3. Uitgangspunten in cassatie
Belanghebbende heeft op 13 juni 1994 een perceel grond gekocht en is daarop zelf een woning gaan bouwen. Belanghebbende heeft de woning verkocht bij verkoopovereenkomst van 3 november 1995, en overgedragen bij notariële akte van 9 februari 1996. Belanghebbende heeft met de verkoop van de woning een voordeel behaald van ƒ 89.352. Belanghebbende heeft van dit voordeel geen melding gemaakt in het door hem ingediende aangiftebiljet inkomstenbelasting/premie volksverzekeringen 1996. De Inspecteur heeft het voordeel betrokken in de onderhavige navorderingsaanslag.
4. Beoordeling van de door belanghebbende voorgestelde middelen
De middelen kunnen niet tot cassatie leiden. Zulks behoeft, gezien artikel 81 van de Wet op de rechterlijke organisatie, geen nadere motivering, nu de middelen niet nopen tot beantwoording van rechtsvragen in het belang van de rechtseenheid of de rechtsontwikkeling.
5. Beoordeling van het door de Staatssecretaris voorgestelde middel
5.1. Het Hof heeft geoordeeld dat het met de verkoop van de woning behaalde voordeel van ƒ 89.352 is aan te merken als inkomsten uit arbeid als bedoeld in artikel 22, lid 1, letter b, van de Wet op de inkomstenbelasting 1964, met uitzondering van een bedrag van ƒ 26.225, dat niet kan worden toegeschreven aan het rendabel maken van eigen arbeid, maar moet worden toegeschreven aan een autonome waardestijging van de woning. Daartegen keert zich het middel.

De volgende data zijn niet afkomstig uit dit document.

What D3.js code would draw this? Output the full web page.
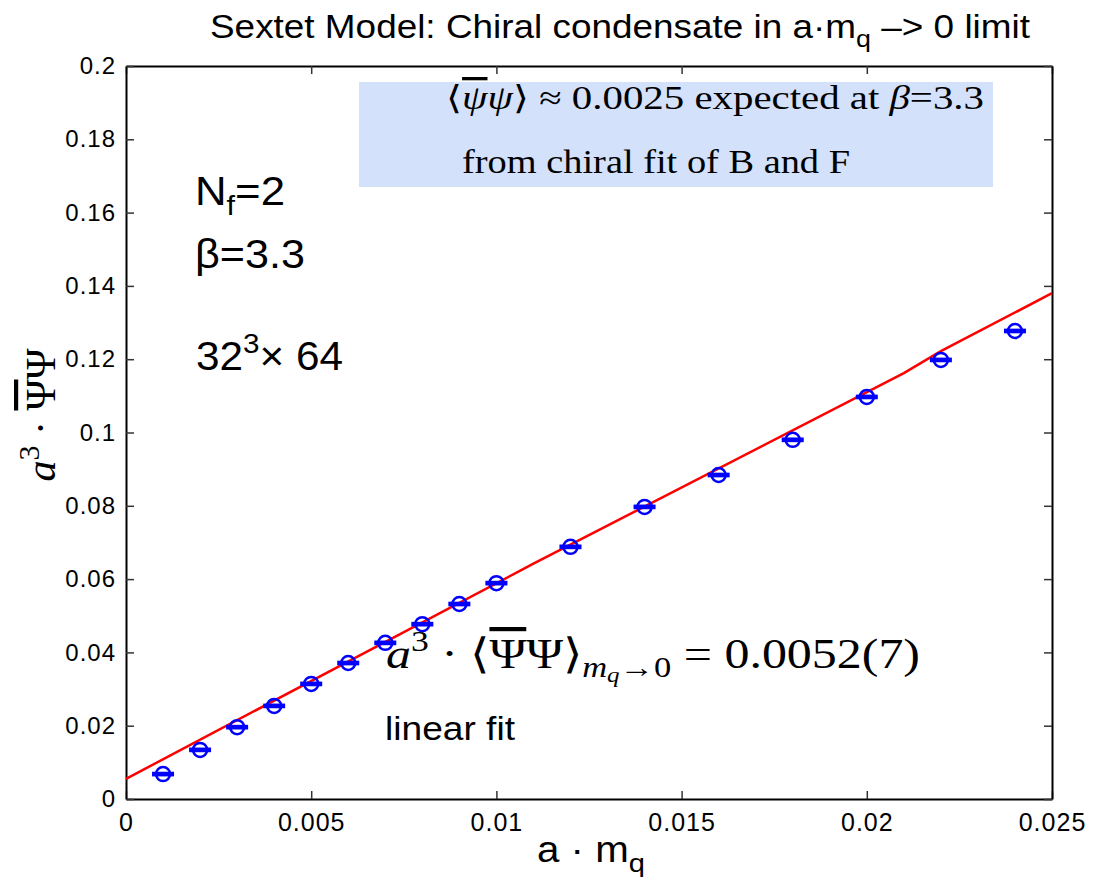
<!DOCTYPE html>
<html>
<head>
<meta charset="utf-8">
<script src="https://cdn.jsdelivr.net/npm/d3@7"></script>
<style>
  body { margin: 0; background: #fff; }
  svg text { font-family: "Liberation Sans", Arial, sans-serif; }
</style>
</head>
<body>
<div id="chart"></div>
<script>
// Data
const massValues = [0.001, 0.002, 0.003, 0.004, 0.005, 0.006, 0.007, 0.008, 0.009, 0.010,
    0.012, 0.014, 0.016, 0.018, 0.020, 0.022, 0.024];
const condensateValues = [0.0068, 0.0134, 0.0196, 0.0254, 0.0314, 0.0371, 0.0426, 0.0477, 0.0532, 0.0589,
    0.0688, 0.0797, 0.0884, 0.0980, 0.1097, 0.1198, 0.1277];
const condensateErrors = [0.0003, 0.0003, 0.0003, 0.0003, 0.0003, 0.0003, 0.0003, 0.0003, 0.0003, 0.0003,
    0.0003, 0.0003, 0.0003, 0.0003, 0.0003, 0.0003, 0.0003];
const fitMass = [0, 0.011, 0.021, 0.022, 0.025];
const fitValues = [0.0055, 0.0642, 0.1162, 0.1222, 0.1380];
const xTicks = [0, 0.005, 0.01, 0.015, 0.02, 0.025];
const yTicks = [0, 0.02, 0.04, 0.06, 0.08, 0.1, 0.12, 0.14, 0.16, 0.18, 0.2];

const width = 1104, height = 885;
const margin = { top: 66, right: 52, bottom: 86, left: 126 };

const svg = d3.select("#chart").append("svg")
    .attr("width", width)
    .attr("height", height);

const x = d3.scaleLinear()
    .domain([0, 0.025])
    .range([margin.left, width - margin.right]);

const y = d3.scaleLinear()
    .domain([0, 0.2])
    .range([height - margin.bottom, margin.top]);

const fmt = d => String(+d.toFixed(3));
const serif = "'Liberation Serif', 'Times New Roman', serif";
const stretch = (sel, len) => sel.attr("textLength", len).attr("lengthAdjust", "spacingAndGlyphs");

// info box
svg.append("rect")
    .attr("x", 359).attr("y", 82)
    .attr("width", 634).attr("height", 105)
    .attr("fill", "#d4e1fb");

// axes (inward ticks on all sides)
const tickLen = 8;
svg.append("g")
    .attr("transform", `translate(0,${y(0)})`)
    .call(d3.axisBottom(x).tickValues(xTicks).tickFormat(fmt).tickSizeInner(-tickLen).tickSizeOuter(0).tickPadding(14))
    .call(g => g.selectAll("text").attr("font-size", 25).attr("letter-spacing", 1).attr("fill", "#000"));
svg.append("g")
    .attr("transform", `translate(0,${y(0.2)})`)
    .call(d3.axisTop(x).tickValues(xTicks).tickFormat("").tickSizeInner(-tickLen).tickSizeOuter(0));
svg.append("g")
    .attr("transform", `translate(${x(0)},0)`)
    .call(d3.axisLeft(y).tickValues(yTicks).tickFormat(fmt).tickSizeInner(-tickLen).tickSizeOuter(0).tickPadding(10))
    .call(g => g.selectAll("text").attr("font-size", 24).attr("letter-spacing", 1).attr("fill", "#000"));
svg.append("g")
    .attr("transform", `translate(${x(0.025)},0)`)
    .call(d3.axisRight(y).tickValues(yTicks).tickFormat("").tickSizeInner(-tickLen).tickSizeOuter(0));

svg.selectAll(".domain").attr("stroke", "#000").attr("stroke-width", 2);
svg.selectAll(".tick line").attr("stroke", "#333").attr("stroke-width", 1.5);

// fit line
const fitData = fitMass.map((m, i) => ({ m, v: fitValues[i] }));
svg.append("path")
    .datum(fitData)
    .attr("fill", "none")
    .attr("stroke", "#ff0000")
    .attr("stroke-width", 2.5)
    .attr("d", d3.line().x(d => x(d.m)).y(d => y(d.v)));

// data points with error bars
const points = massValues.map((m, i) => ({ m, v: condensateValues[i], e: condensateErrors[i] }));
const pts = svg.append("g").selectAll("g").data(points).join("g");
pts.append("line")
    .attr("x1", d => x(d.m)).attr("x2", d => x(d.m))
    .attr("y1", d => y(d.v - d.e)).attr("y2", d => y(d.v + d.e))
    .attr("stroke", "#0000ff").attr("stroke-width", 2.5);
[-1, 1].forEach(s => {
    pts.append("line")
        .attr("x1", d => x(d.m) - 11).attr("x2", d => x(d.m) + 11)
        .attr("y1", d => y(d.v + s * d.e)).attr("y2", d => y(d.v + s * d.e))
        .attr("stroke", "#0000ff").attr("stroke-width", 2.5);
});
pts.append("circle")
    .attr("cx", d => x(d.m)).attr("cy", d => y(d.v))
    .attr("r", 7)
    .attr("fill", "none")
    .attr("stroke", "#0000ff")
    .attr("stroke-width", 2.5);

// title
const title = svg.append("text")
    .attr("x", 210).attr("y", 38)
    .attr("font-size", 33);
title.append("tspan").text("Sextet Model: Chiral condensate in a\u00B7m");
title.append("tspan").attr("dy", 9).attr("font-size", 24).text("q");
title.append("tspan").attr("dy", -9).text(" \u2013> 0 limit");
stretch(title, 820);

// x label
const xl = svg.append("text")
    .attr("x", 537).attr("y", 862)
    .attr("font-size", 36);
xl.append("tspan").text("a \u00B7 m");
xl.append("tspan").attr("dy", 10).attr("font-size", 26).text("q");
stretch(xl, 108);

// y label
const yl = svg.append("text")
    .attr("transform", "translate(55,415) rotate(-90)")
    .attr("text-anchor", "middle")
    .style("font-family", serif)
    .attr("font-size", 42);
yl.append("tspan").attr("font-style", "italic").text("a");
yl.append("tspan").attr("dy", -16).attr("font-size", 30).text("3");
yl.append("tspan").attr("dy", 16).text(" \u00B7 ");
yl.append("tspan").style("text-decoration", "overline").text("\u03A8");
yl.append("tspan").text("\u03A8");

// box text
const b1 = svg.append("text")
    .attr("x", 446).attr("y", 109)
    .style("font-family", serif)
    .attr("font-size", 33);
b1.append("tspan").text("\u27E8");
b1.append("tspan").attr("font-style", "italic").style("text-decoration", "overline").text("\u03C8");
b1.append("tspan").attr("font-style", "italic").text("\u03C8");
b1.append("tspan").text("\u27E9 \u2248 0.0025 expected at ");
b1.append("tspan").attr("font-style", "italic").text("\u03B2");
b1.append("tspan").text("=3.3");
stretch(b1, 538);
stretch(svg.append("text")
    .attr("x", 462).attr("y", 173)
    .style("font-family", serif)
    .attr("font-size", 33)
    .text("from chiral fit of B and F"), 388);

// parameters
const nf = svg.append("text").attr("x", 195).attr("y", 205).attr("font-size", 40);
nf.append("tspan").text("N");
nf.append("tspan").attr("dy", 10).attr("font-size", 28).text("f");
nf.append("tspan").attr("dy", -10).text("=2");
stretch(nf, 90);
stretch(svg.append("text").attr("x", 195).attr("y", 268).attr("font-size", 40).text("\u03B2=3.3"), 110);
const lat = svg.append("text").attr("x", 196).attr("y", 370).attr("font-size", 40);
lat.append("tspan").text("32");
lat.append("tspan").attr("dy", -17).attr("font-size", 28).text("3");
lat.append("tspan").attr("dy", 17).text("\u00D7 64");
stretch(lat, 147);

// fit result
const fr = svg.append("text")
    .attr("x", 386).attr("y", 668)
    .style("font-family", serif)
    .attr("font-size", 42);
fr.append("tspan").attr("font-style", "italic").text("a");
fr.append("tspan").attr("dy", -17).attr("font-size", 30).text("3");
fr.append("tspan").attr("dy", 17).text(" \u00B7 \u27E8");
fr.append("tspan").style("text-decoration", "overline").text("\u03A8");
fr.append("tspan").text("\u03A8\u27E9");
fr.append("tspan").attr("dy", 9).attr("font-size", 29).attr("font-style", "italic").text("m");
fr.append("tspan").attr("dy", 5).attr("font-size", 21).attr("font-style", "italic").text("q");
fr.append("tspan").attr("dy", -5).attr("font-size", 29).text("\u21920");
fr.append("tspan").attr("dy", -9).text(" = 0.0052(7)");
stretch(fr, 534);

stretch(svg.append("text")
    .attr("x", 385).attr("y", 740)
    .attr("font-size", 33)
    .text("linear fit"), 130);
</script>
</body>
</html>
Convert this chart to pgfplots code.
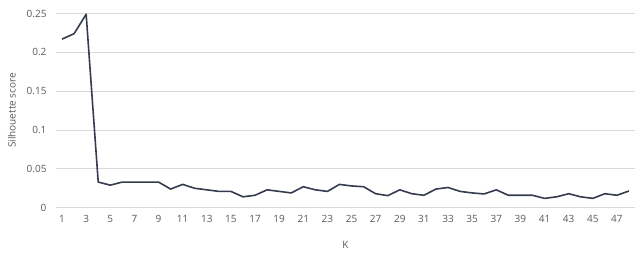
\documentclass[border=0pt]{standalone}
\usepackage{pgfplots}
\pgfplotsset{compat=1.18}
\usepackage{fontspec}
\setmainfont{Open Sans}
\definecolor{tickgray}{RGB}{89,89,89}
\definecolor{gridgray}{RGB}{217,217,217}
\definecolor{linecol}{RGB}{52,60,78}
\begin{document}
\begin{tikzpicture}[x=1pt,y=1pt]
\begin{axis}[
  at={(0,0)}, anchor=south west,
  scale only axis,
  width=579pt, height=194.2pt,
  xmin=0.5, xmax=48.5,
  ymin=0, ymax=0.25,
  xtick={1,3,...,47},
  ytick={0,0.05,0.1,0.15,0.2,0.25},
  yticklabels={0,0.05,0.1,0.15,0.2,0.25},
  axis line style={draw=none},
  tick style={draw=none},
  ymajorgrids,
  grid style={gridgray, line width=0.8pt},
  tick label style={font=\fontsize{10}{12}\selectfont, text=tickgray},
  /pgf/number format/assume math mode=true,
  xticklabel style={yshift=-4pt},
  yticklabel style={xshift=-6pt},
  xlabel={K},
  ylabel={Silhouette score},
  label style={font=\fontsize{10}{12}\selectfont, text=tickgray},
  xlabel style={yshift=-12pt},
  ylabel style={yshift=4pt},
  clip=false,
]
\addplot[linecol, line width=1.6pt, line join=round] coordinates {
(1,0.217)(2,0.224)(3,0.249)(4,0.033)(5,0.029)(6,0.033)(7,0.033)(8,0.033)
(9,0.033)(10,0.024)(11,0.030)(12,0.025)(13,0.023)(14,0.021)(15,0.021)(16,0.014)
(17,0.016)(18,0.023)(19,0.021)(20,0.019)(21,0.027)(22,0.023)(23,0.021)(24,0.030)
(25,0.028)(26,0.027)(27,0.018)(28,0.0155)(29,0.023)(30,0.018)(31,0.016)(32,0.024)
(33,0.026)(34,0.021)(35,0.019)(36,0.0177)(37,0.023)(38,0.016)(39,0.016)(40,0.016)
(41,0.012)(42,0.014)(43,0.018)(44,0.014)(45,0.012)(46,0.018)(47,0.016)(48,0.0215)
};
\end{axis}
\useasboundingbox (-56,-48.3) rectangle (584,207.7);
\end{tikzpicture}
\end{document}
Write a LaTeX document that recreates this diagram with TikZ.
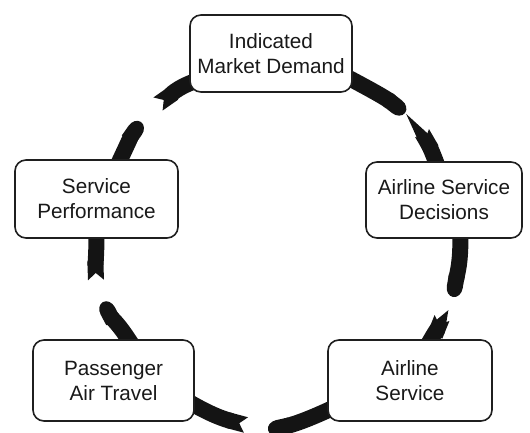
\documentclass[tikz,border=0pt]{standalone}
\usepackage{fontspec}
\setmainfont{Liberation Sans}
\usetikzlibrary{arrows.meta,backgrounds,calc}
\begin{document}
\begin{tikzpicture}[x=1pt,y=1pt,
  stage/.style={draw=black!88, line width=1.6pt, fill=white, rounded corners=11pt,
    align=center, inner sep=0pt, font=\fontsize{20.7}{25}\selectfont, text=black!90},
  ribbon/.style={line width=16pt, draw=black!92},
  leadpart/.style={ribbon, -{Round Cap[length=10pt]}, shorten <=-7pt},
  tailpart/.style={ribbon, {Triangle Cap[reversed,length=7pt]}-, shorten >=-7pt},
]
\useasboundingbox (0,0) rectangle (530,432);

% the five stages of the cycle
\node[stage, minimum width=162pt, minimum height=77pt] (dem)  at (271,378.5) {Indicated\\Market Demand};
\node[stage, minimum width=156pt, minimum height=76pt] (dec)  at (444,232)   {Airline Service\\Decisions};
\node[stage, minimum width=164pt, minimum height=81pt] (svc)  at (410,51.5)  {Airline\\Service};
\node[stage, minimum width=161pt, minimum height=81pt] (pax)  at (113.5,51.5) {Passenger\\Air Travel};
\node[stage, minimum width=163pt, minimum height=78pt] (perf) at (96.5,233)  {Service\\Performance};

% break points of the broken arrows
\coordinate (t1) at (405,319);  \coordinate (h1) at (422,299);
\coordinate (t2) at (453,135);  \coordinate (h2) at (442,114);
\coordinate (t3) at (268,2);    \coordinate (h3) at (246,7);
\coordinate (t4) at (103,130);  \coordinate (h4) at (96,152);
\coordinate (t5) at (141,310);  \coordinate (h5) at (158,328);

\begin{scope}[on background layer]
  \clip (0,0) rectangle (530,432);
  % Indicated Market Demand -> Airline Service Decisions
  \draw[leadpart] (dem.-18) to[out=-28,in=142] (t1);
  \draw[tailpart] (h1) to[out=-60,in=110] (dec.102);
  % Airline Service Decisions -> Airline Service
  \draw[leadpart] (dec.-67) to[out=-88,in=80] (t2);
  \draw[tailpart] (h2) to[out=-112,in=60] (svc.63);
  % Airline Service -> Passenger Air Travel
  \draw[leadpart] (svc.200) to[out=205,in=12] (t3);
  \draw[tailpart] (h3) to[out=165,in=-30] (pax.-17);
  % Passenger Air Travel -> Service Performance
  \draw[leadpart] (pax.70) to[out=122,in=-62] (t4);
  \draw[tailpart] (h4) to[out=92,in=-90] (perf.south);
  % Service Performance -> Indicated Market Demand
  \draw[leadpart] (perf.59) to[out=65,in=-125] (t5);
  \draw[tailpart] (h5) to[out=35,in=200] (dem.200);
\end{scope}
\end{tikzpicture}
\end{document}
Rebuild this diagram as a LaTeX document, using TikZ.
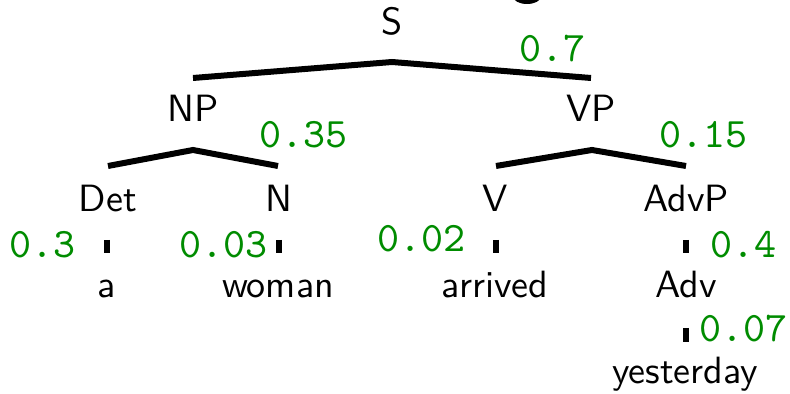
\documentclass[tikz,border=0pt]{standalone}
\usepackage{fontspec}
\newfontfamily\labfont{lmsans10-regular}[Extension=.otf]
\newfontfamily\probfont{lmmono10-regular}[Extension=.otf]
\begin{document}
\begin{tikzpicture}[x=0.5pt,y=-0.5pt,
  lab/.style={font=\labfont\fontsize{19}{21}\selectfont, inner sep=0pt, anchor=base, text=black},
  prob/.style={font=\probfont\fontsize{21}{22}\selectfont, inner sep=0pt, anchor=base west, text=probgreen},
  branch/.style={line width=3pt, line cap=butt, line join=miter},
  tick/.style={line width=3pt, line cap=butt}]
\definecolor{probgreen}{RGB}{0,140,0}
\useasboundingbox (0,0) rectangle (790,394);
\begin{scope}
  \clip (0,0) rectangle (790,394);
  \fill[black] (527,-3) ellipse (6.8pt and 3.5pt);
\end{scope}
% labels
\node[lab] (S) at (392,35) {S};
\node[lab] (NP) at (193,122) {NP};
\node[lab] (VP) at (591,122) {VP};
\node[lab] (Det) at (108,212) {Det};
\node[lab] (N) at (279,212) {N};
\node[lab] (V) at (495,212) {V};
\node[lab] (AdvP) at (686,212) {AdvP};
\node[lab] (a) at (107,298) {a};
\node[lab] (woman) at (278,298) {woman};
\node[lab] (arrived) at (495,298) {arrived};
\node[lab] (Adv) at (686,298) {Adv};
\node[lab] (yesterday) at (685,383) {yesterday};
% branch points
\coordinate (Sapex) at (392,62);
\coordinate (NPtop) at (193,78);
\coordinate (VPtop) at (591,78);
\coordinate (NPapex) at (193,150);
\coordinate (Dettop) at (108,166);
\coordinate (Ntop) at (278,166);
\coordinate (VPapex) at (592,150);
\coordinate (Vtop) at (496,166);
\coordinate (AdvPtop) at (686,166);
\draw[branch] (NPtop) -- (Sapex) -- (VPtop);
\draw[branch] (Dettop) -- (NPapex) -- (Ntop);
\draw[branch] (Vtop) -- (VPapex) -- (AdvPtop);
% lexical ticks
\draw[tick] (107,240) -- (107,253);
\draw[tick] (279,240) -- (279,253);
\draw[tick] (496,240) -- (496,253);
\draw[tick] (686,240) -- (686,253);
\draw[tick] (686,328) -- (686,342);
% probabilities
\node[prob] (p7) at (519,62) {0.7};
\node[prob] (p35) at (259,148) {0.35};
\node[prob] (p15) at (659,148) {0.15};
\node[prob] (p3) at (9,258) {0.3};
\node[prob] (p03) at (179,258) {0.03};
\node[prob] (p02) at (377,252) {0.02};
\node[prob] (p4) at (710,258) {0.4};
\node[prob] (p07) at (699,342) {0.07};
\end{tikzpicture}
\end{document}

5.2. Het middel treft doel. Nu door het Hof is vastgesteld dat belanghebbende in 1994 de woning niet is gaan bouwen voor bewoning door hem en zijn partner, doch met het oogmerk de woning na gereedkomen met voordeel te verkopen, waarin ligt besloten dat het behalen van voordeel zijn verklaring vindt in de bouwarbeid van belanghebbende, is niet meer van belang of de uiteindelijke omvang van het behaalde voordeel mede afhankelijk was van factoren die niet door belanghebbendes arbeid werden beïnvloed (vgl. HR 16 juli 1984, nr. 22585, BNB 1984/247 en HR 20 juni 2003, nr. 37974, BNB 2003/306). 's Hofs uitspraak kan niet in stand blijven. De Hoge Raad kan de zaak afdoen.
6. Proceskosten
De Hoge Raad acht geen termen aanwezig voor een veroordeling in de proceskosten.
7. Beslissing
De Hoge Raad:
verklaart het beroep van belanghebbende ongegrond,
verklaart het beroep van de Staatssecretaris gegrond,
vernietigt de uitspraak van het Hof, behoudens de beslissing omtrent het griffierecht, en
verklaart het tegen de uitspraak van de Inspecteur ingestelde beroep ongegrond.
Dit arrest is gewezen door de vice-president A.G. Pos als voorzitter, en de raadsheren L. Monné, P.J. van Amersfoort, A.R. Leemreis en C.J.J. van Maanen, in tegenwoordigheid van de waarnemend griffier A.I. Boussak-Leeksma, en in het openbaar uitgesproken op 11 november 2005.